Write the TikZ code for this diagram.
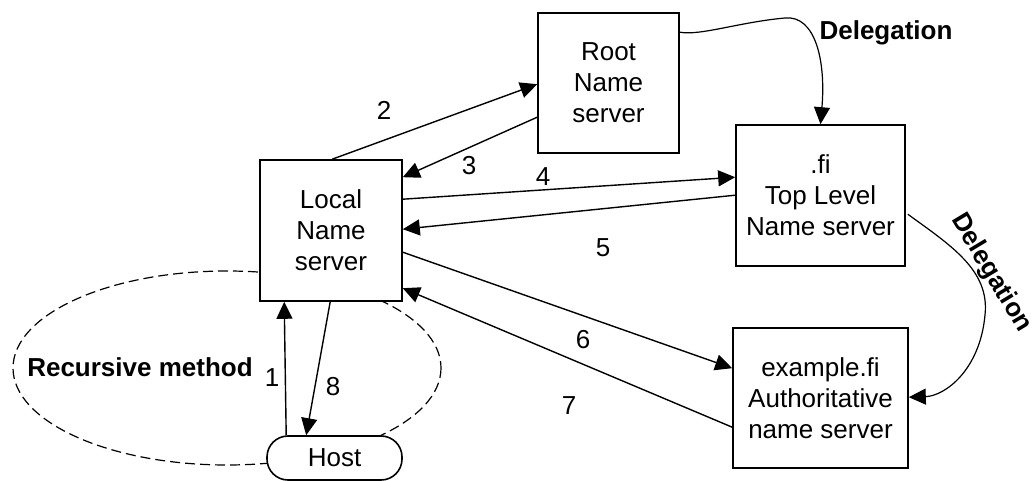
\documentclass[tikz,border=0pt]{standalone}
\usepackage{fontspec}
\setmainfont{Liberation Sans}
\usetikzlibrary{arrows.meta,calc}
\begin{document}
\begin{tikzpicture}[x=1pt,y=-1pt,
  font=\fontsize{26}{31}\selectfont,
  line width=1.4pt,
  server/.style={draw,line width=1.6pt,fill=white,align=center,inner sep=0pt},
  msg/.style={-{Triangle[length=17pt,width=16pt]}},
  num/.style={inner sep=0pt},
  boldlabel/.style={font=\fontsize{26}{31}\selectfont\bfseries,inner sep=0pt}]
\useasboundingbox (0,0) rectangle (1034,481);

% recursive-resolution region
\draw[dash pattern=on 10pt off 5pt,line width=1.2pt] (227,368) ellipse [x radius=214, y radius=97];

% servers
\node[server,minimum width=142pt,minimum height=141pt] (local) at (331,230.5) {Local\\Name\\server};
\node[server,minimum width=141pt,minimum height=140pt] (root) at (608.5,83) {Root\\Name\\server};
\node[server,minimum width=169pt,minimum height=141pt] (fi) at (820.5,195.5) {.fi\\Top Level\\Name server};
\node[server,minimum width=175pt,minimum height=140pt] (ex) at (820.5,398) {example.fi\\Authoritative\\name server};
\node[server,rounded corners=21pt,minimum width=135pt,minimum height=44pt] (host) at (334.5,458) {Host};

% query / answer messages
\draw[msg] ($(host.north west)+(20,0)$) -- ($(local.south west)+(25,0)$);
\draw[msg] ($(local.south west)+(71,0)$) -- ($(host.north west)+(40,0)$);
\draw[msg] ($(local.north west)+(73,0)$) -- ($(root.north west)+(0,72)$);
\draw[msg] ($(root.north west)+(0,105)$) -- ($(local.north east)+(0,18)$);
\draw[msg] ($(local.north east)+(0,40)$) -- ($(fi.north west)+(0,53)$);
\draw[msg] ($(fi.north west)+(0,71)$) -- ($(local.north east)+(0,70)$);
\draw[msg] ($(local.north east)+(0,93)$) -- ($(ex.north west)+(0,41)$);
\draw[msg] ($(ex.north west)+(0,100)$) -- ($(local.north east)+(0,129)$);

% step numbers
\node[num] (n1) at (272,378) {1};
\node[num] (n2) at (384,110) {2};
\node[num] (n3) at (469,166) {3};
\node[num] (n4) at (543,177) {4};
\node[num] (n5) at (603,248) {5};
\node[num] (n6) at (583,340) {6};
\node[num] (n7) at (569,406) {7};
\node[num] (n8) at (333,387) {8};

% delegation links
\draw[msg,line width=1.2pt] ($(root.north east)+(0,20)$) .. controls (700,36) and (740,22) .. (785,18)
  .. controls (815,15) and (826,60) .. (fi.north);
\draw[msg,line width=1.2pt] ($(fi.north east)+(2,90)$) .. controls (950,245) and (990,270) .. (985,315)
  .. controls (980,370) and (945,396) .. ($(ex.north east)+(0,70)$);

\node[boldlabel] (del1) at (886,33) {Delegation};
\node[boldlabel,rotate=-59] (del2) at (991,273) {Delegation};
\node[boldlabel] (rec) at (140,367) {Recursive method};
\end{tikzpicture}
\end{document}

* **Stated problem**
Quote the material exactly. Pictures stay out.

* **Expected output**
Write the TikZ code for this diagram.
\documentclass[tikz,border=0pt]{standalone}
\usepackage{fontspec}
\setmainfont{Liberation Sans}
\usetikzlibrary{arrows.meta,calc}
\begin{document}
\begin{tikzpicture}[x=1pt,y=-1pt,
  font=\fontsize{26}{31}\selectfont,
  line width=1.4pt,
  server/.style={draw,line width=1.6pt,fill=white,align=center,inner sep=0pt},
  msg/.style={-{Triangle[length=17pt,width=16pt]}},
  num/.style={inner sep=0pt},
  boldlabel/.style={font=\fontsize{26}{31}\selectfont\bfseries,inner sep=0pt}]
\useasboundingbox (0,0) rectangle (1034,481);

% recursive-resolution region
\draw[dash pattern=on 10pt off 5pt,line width=1.2pt] (227,368) ellipse [x radius=214, y radius=97];

% servers
\node[server,minimum width=142pt,minimum height=141pt] (local) at (331,230.5) {Local\\Name\\server};
\node[server,minimum width=141pt,minimum height=140pt] (root) at (608.5,83) {Root\\Name\\server};
\node[server,minimum width=169pt,minimum height=141pt] (fi) at (820.5,195.5) {.fi\\Top Level\\Name server};
\node[server,minimum width=175pt,minimum height=140pt] (ex) at (820.5,398) {example.fi\\Authoritative\\name server};
\node[server,rounded corners=21pt,minimum width=135pt,minimum height=44pt] (host) at (334.5,458) {Host};

% query / answer messages
\draw[msg] ($(host.north west)+(20,0)$) -- ($(local.south west)+(25,0)$);
\draw[msg] ($(local.south west)+(71,0)$) -- ($(host.north west)+(40,0)$);
\draw[msg] ($(local.north west)+(73,0)$) -- ($(root.north west)+(0,72)$);
\draw[msg] ($(root.north west)+(0,105)$) -- ($(local.north east)+(0,18)$);
\draw[msg] ($(local.north east)+(0,40)$) -- ($(fi.north west)+(0,53)$);
\draw[msg] ($(fi.north west)+(0,71)$) -- ($(local.north east)+(0,70)$);
\draw[msg] ($(local.north east)+(0,93)$) -- ($(ex.north west)+(0,41)$);
\draw[msg] ($(ex.north west)+(0,100)$) -- ($(local.north east)+(0,129)$);

% step numbers
\node[num] (n1) at (272,378) {1};
\node[num] (n2) at (384,110) {2};
\node[num] (n3) at (469,166) {3};
\node[num] (n4) at (543,177) {4};
\node[num] (n5) at (603,248) {5};
\node[num] (n6) at (583,340) {6};
\node[num] (n7) at (569,406) {7};
\node[num] (n8) at (333,387) {8};

% delegation links
\draw[msg,line width=1.2pt] ($(root.north east)+(0,20)$) .. controls (700,36) and (740,22) .. (785,18)
  .. controls (815,15) and (826,60) .. (fi.north);
\draw[msg,line width=1.2pt] ($(fi.north east)+(2,90)$) .. controls (950,245) and (990,270) .. (985,315)
  .. controls (980,370) and (945,396) .. ($(ex.north east)+(0,70)$);

\node[boldlabel] (del1) at (886,33) {Delegation};
\node[boldlabel,rotate=-59] (del2) at (991,273) {Delegation};
\node[boldlabel] (rec) at (140,367) {Recursive method};
\end{tikzpicture}
\end{document}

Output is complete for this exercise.